(Problem to work on)
Everything from the first line of the data through the line with "from matplotlib.patches import" is to be echoed exactly, minus the pictures.

(Information provided)
## Start

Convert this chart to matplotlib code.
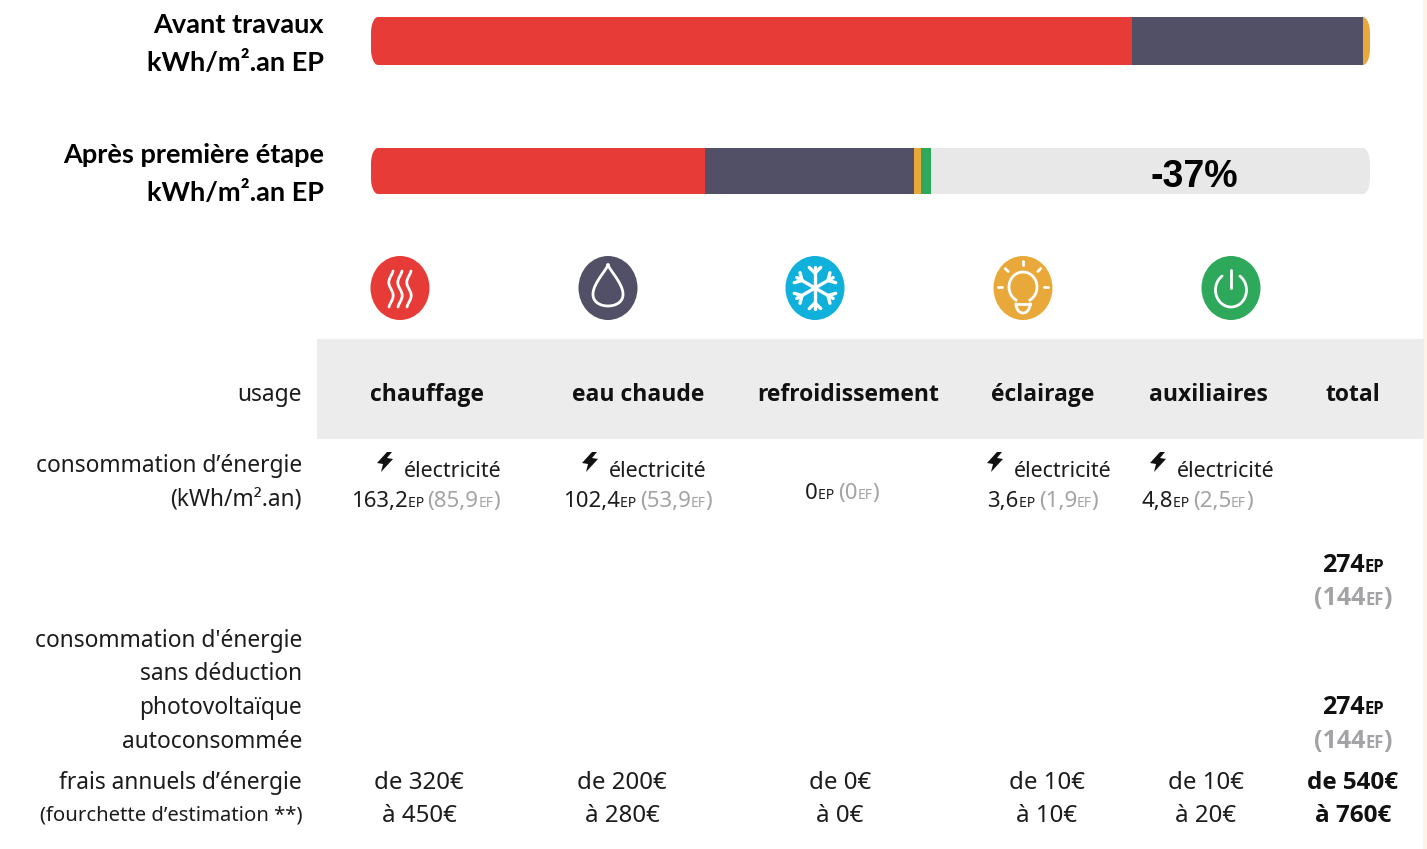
import numpy as np
import matplotlib
matplotlib.use("Agg")
import matplotlib.pyplot as plt
from matplotlib.patches import Ellipse, Polygon, Rectangle

# kWh/m2.an EP per usage
usages = ["chauffage", "eau chaude", "refroidissement", "éclairage", "auxiliaires"]
avant_values = [372.4, 113.0, 0, 3.4, 0]
apres_values = [163.2, 102.4, 0, 3.6, 4.8]
bar_max = 488.8
gain_label = "-37%"

ep_labels = ["163,2", "102,4", "0", "3,6", "4,8"]
ef_labels = ["85,9", "53,9", "0", "1,9", "2,5"]
has_elec = [True, True, False, True, True]
total_ep = "274"
total_ef = "144"

frais_low = ["de 320€", "de 200€", "de 0€", "de 10€", "de 10€"]
frais_high = ["à 450€", "à 280€", "à 0€", "à 10€", "à 20€"]
frais_total = ["de 540€", "à 760€"]

RED = "#e63b36"
DARK = "#525066"
BLUE = "#0fb1dc"
ORANGE = "#e9a93a"
GREEN = "#2ea85a"
GREY = "#a3a3a6"
INK = "#1c1c1c"
colors = {"chauffage": RED, "eau chaude": DARK, "refroidissement": BLUE,
          "éclairage": ORANGE, "auxiliaires": GREEN}

W, H = 1427, 849
TXT = "Noto Sans"
BOLD = "Open Sans"

fig = plt.figure(figsize=(W / 100, H / 100), dpi=100)
ax = fig.add_axes([0, 0, 1, 1])
ax.set_xlim(0, W)
ax.set_ylim(H, 0)
ax.axis("off")
renderer = fig.canvas.get_renderer()


def runs(x, y, parts, align="left"):
    # parts = (text, size, color, weight), laid out one after another on a baseline
    items = [ax.text(0, y, p[0], fontsize=p[1], color=p[2], fontweight=p[3],
                     family=BOLD if p[3] == "bold" else TXT, va="baseline", ha="left") for p in parts]
    widths = [t.get_window_extent(renderer).width for t in items]
    total = sum(widths)
    if align == "center":
        x = x - total / 2
    for t, w in zip(items, widths):
        t.set_x(x)
        x += w


def rounded_end(x0, x1, y0, y1, rx=7, ry=16):
    # outline of a bar with elliptical corners
    t = np.linspace(0, np.pi / 2, 10)
    pts = []
    pts += list(zip(x1 - rx + rx * np.sin(t), y0 + ry - ry * np.cos(t)))
    pts += list(zip(x1 - rx + rx * np.cos(t), y1 - ry + ry * np.sin(t)))
    pts += list(zip(x0 + rx - rx * np.sin(t), y1 - ry + ry * np.cos(t)))
    pts += list(zip(x0 + rx - rx * np.cos(t), y0 + ry - ry * np.sin(t)))
    return np.array(pts)


# bars, in their own axes so widths come from the kWh values
bax = fig.add_axes([371 / W, 0, (1370 - 371) / W, 1])
bax.set_xlim(0, bar_max)
bax.set_ylim(H, 0)
bax.axis("off")
bar_colors = [colors[u] for u in usages]


def stacked(values, y0, y1, track=None):
    clip = Polygon(rounded_end(0, bar_max, y0, y1, 7 * bar_max / 999), closed=True,
                   transform=bax.transData, fc="none", ec="none")
    bax.add_patch(clip)
    if track:
        b = bax.barh((y0 + y1) / 2, bar_max, height=y1 - y0, color=track)
        b[0].set_clip_path(clip)
    left = 0
    for v, c in zip(values, bar_colors):
        if v > 0:
            b = bax.barh((y0 + y1) / 2, v, left=left, height=y1 - y0, color=c, lw=0)
            b[0].set_clip_path(clip)
        left += v


stacked(avant_values, 17, 65)
stacked(apres_values, 148, 194, track="#e8e8e8")
ax.set_zorder(2)
ax.patch.set_alpha(0)
ax.text(1194, 177, gain_label, family="Liberation Sans", fontweight="bold", fontsize=27,
        ha="center", va="center", color="black")

# top labels
for txt, y in [("Avant travaux", 24.5), ("kWh/m².an EP", 62.5),
               ("Après première étape", 154.5), ("kWh/m².an EP", 192.5)]:
    ax.text(324, y, txt, family="Lato", fontweight="bold", fontsize=19.5, ha="right",
            va="center", color="black")

# page edge and header band
ax.add_patch(Rectangle((1423, 0), 4, H, fc="#fdf3e8", ec="none"))
ax.add_patch(Rectangle((317, 339), 1107, 100, fc="#ececec", ec="none"))

# icons
icon_x = [400, 608, 815, 1023, 1231]
icon_y = 288
for x, u in zip(icon_x, usages):
    ax.add_patch(Ellipse((x, icon_y), 59, 64, fc=colors[u], ec="none"))

x = icon_x[0]
s = np.linspace(-18, 18, 60)
for dx in (-9, 0, 9):
    ax.plot(x + dx + 2.2 * np.sin(s / 4.2), icon_y + 1 + s, color="white", lw=2, solid_capstyle="round")

x = icon_x[1]
t = np.linspace(0, 2 * np.pi, 80)
ax.plot(x + 21.4 * np.sin(t) * np.sin(t / 2) ** 1.5, icon_y - 2.5 - 20.5 * np.cos(t), color="white", lw=2)

x = icon_x[2]
for a in np.arange(6) * np.pi / 3 + np.pi / 2:
    ca, sa = np.cos(a), np.sin(a)
    ax.plot([x, x + 21 * ca], [icon_y, icon_y - 21 * sa], color="white", lw=2.4, solid_capstyle="round")
    for d in (-0.8, 0.8):
        ax.plot([x + 15 * ca, x + 15 * ca + 8 * np.cos(a + d)],
                [icon_y - 15 * sa, icon_y - 15 * sa - 8 * np.sin(a + d)],
                color="white", lw=2.4, solid_capstyle="round")

x = icon_x[3]
t = np.radians(np.linspace(-60, 240, 60))
ax.plot(x + 14 * np.cos(t), icon_y - 1 - 15 * np.sin(t), color="white", lw=2)
t = np.radians(np.linspace(180, 360, 30))
ax.plot(x + 7 * np.cos(t), icon_y + 16 - 9 * np.sin(t), color="white", lw=2)
ax.plot([x - 7, x + 7], [icon_y + 16, icon_y + 16], color="white", lw=2)
for a in (0, 45, 90, 135, 180):
    r = np.radians(a)
    ax.plot([x + 21 * np.cos(r), x + 25 * np.cos(r)],
            [icon_y - 1 - 22 * np.sin(r), icon_y - 1 - 26 * np.sin(r)],
            color="white", lw=2, solid_capstyle="round")

x = icon_x[4]
t = np.radians(np.linspace(-235, 55, 60))
ax.plot(x + 15.5 * np.cos(t), icon_y + 2 - 17 * np.sin(t), color="white", lw=2, solid_capstyle="round")
ax.plot([x, x], [icon_y - 18, icon_y], color="white", lw=2, solid_capstyle="round")

# table header
header_x = [427, 638, 848, 1043, 1208, 1353]
for x, txt in zip(header_x, usages + ["total"]):
    ax.text(x, 395, txt, family=BOLD, fontweight="bold", fontsize=16.5, ha="center", va="center", color="#111111")

# row labels
LABEL = 16.4
for txt, y, size in [("usage", 395, LABEL), ("consommation d’énergie", 466, LABEL),
                     ("(kWh/m².an)", 499, LABEL), ("consommation d'énergie", 641, LABEL),
                     ("sans déduction", 674, LABEL), ("photovoltaïque", 708, LABEL),
                     ("autoconsommée", 742, LABEL), ("frais annuels d’énergie", 783, LABEL),
                     ("(fourchette d’estimation **)", 815, 14.6)]:
    ax.text(302, y, txt, family=TXT, fontsize=size, ha="right", va="center", color=INK)


def bolt(cx, cy):
    shape = np.array([[2, -10], [-8, 1], [-2, 2], [-4, 10], [8, -3], [2, -4], [7, -10]])
    ax.add_patch(Polygon(shape + [cx, cy], closed=True, fc="#111111", ec="none"))


# consommation cells
elec_text_x = [453, 658, 0, 1063, 1226]
bolt_x = [385, 590, 0, 995, 1158]
value_x = [425.5, 637.5, 842, 1043, 1197]
for i in range(5):
    if has_elec[i]:
        ax.text(elec_text_x[i], 471, "électricité", family=TXT, fontsize=15.5, ha="center", va="center", color=INK)
        bolt(bolt_x[i], 462)
    y = 507 if has_elec[i] else 499
    runs(value_x[i], y, [(ep_labels[i], 16, INK, "normal"), ("EP ", 10, INK, "normal"),
                         ("(" + ef_labels[i], 16, GREY, "normal"), ("EF", 10, GREY, "normal"),
                         (")", 16, GREY, "normal")], align="center")

# totals (same figures printed twice in the source)
for y1, y2 in [(572, 605), (714, 748)]:
    runs(1353, y1, [(total_ep, 18, "#111111", "bold"), ("EP", 12, "#111111", "bold")], align="center")
    runs(1353, y2, [("(" + total_ef, 18, GREY, "bold"), ("EF", 12, GREY, "bold"), (")", 18, GREY, "bold")], align="center")

# frais
frais_x = [419, 622, 840, 1047, 1206]
for x, lo, hi in zip(frais_x, frais_low, frais_high):
    ax.text(x, 783, lo, family=TXT, fontsize=17.3, ha="center", va="center", color=INK)
    ax.text(x, 816, hi, family=TXT, fontsize=17.3, ha="center", va="center", color=INK)
ax.text(1353, 783, frais_total[0], family=BOLD, fontsize=17.5, fontweight="bold", ha="center", va="center", color="#111111")
ax.text(1353, 816, frais_total[1], family=BOLD, fontsize=17.5, fontweight="bold", ha="center", va="center", color="#111111")

fig.savefig("out.png", dpi=100)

## End

(Answer)
Convert this chart to matplotlib code.
import numpy as np
import matplotlib
matplotlib.use("Agg")
import matplotlib.pyplot as plt
from matplotlib.patches import Ellipse, Polygon, Rectangle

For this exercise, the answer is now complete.